The government says new figures show it has fulfilled its manifesto commitment to recruit an extra 10,000 teachers by 2006. They indicate that the number of teachers has risen by nearly 25,000 since 1997 and that there are more qualified teachers in schools now than at any time since January 1984. But in an immediate response a teachers’ union leader has called for caution over the figures and questioned how many of the latest recruits are qualified.The statistics from the Department of Education and Skills show the number of teacher vacancies fell by a quarter in the year to January and that more than 122,000 teaching assistants are now supporting teachers in schools -twice as many as in 1997. In the same 12-month period the number of supply teachers working in schools fell by 2,600.
The government claims the figures prove that measures designed to boost recruitment and reduce workload are taking effect. The School Standards Minister, David Miliband, said workforce reform was taking place in many schools and, as the government had promised, there were more teachers and more support staff, not one at the expense of the other.
But Doug McAvoy, General Secretary of the National Union of Teachers said the figures were distorted. Independent analysis had found recently that of the government’s claimed 20,000 increase in teachers since 1997 over 8,500 are in fact unqualified staff. That, he said, left a question over how many of those in last year’s increase were also unqualified.
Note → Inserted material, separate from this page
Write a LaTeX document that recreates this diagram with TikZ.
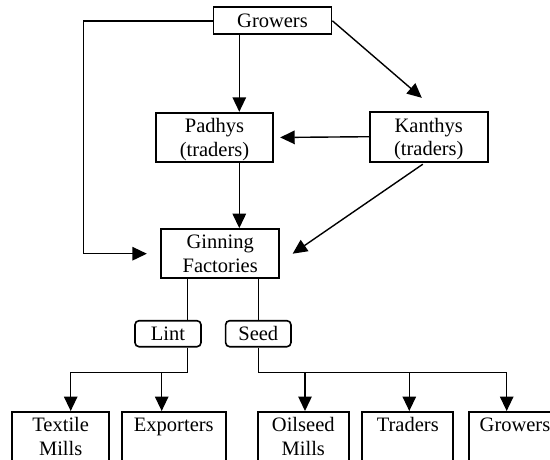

“It appears that just under 3,000 of the 4,300 increase are either unqualified teachers or overseas teachers some of whom have qualifications which have yet to be recognised in this country. I am deeply concerned by the implication that the Government has reached the limit of its ambition for increases in teacher numbers,” he added.
He welcomed the fall in vacancies but said there were still teacher shortages and he was unhappy about the reported drop in supply teacher numbers because, as qualified teachers they did a good job in difficult circumstances.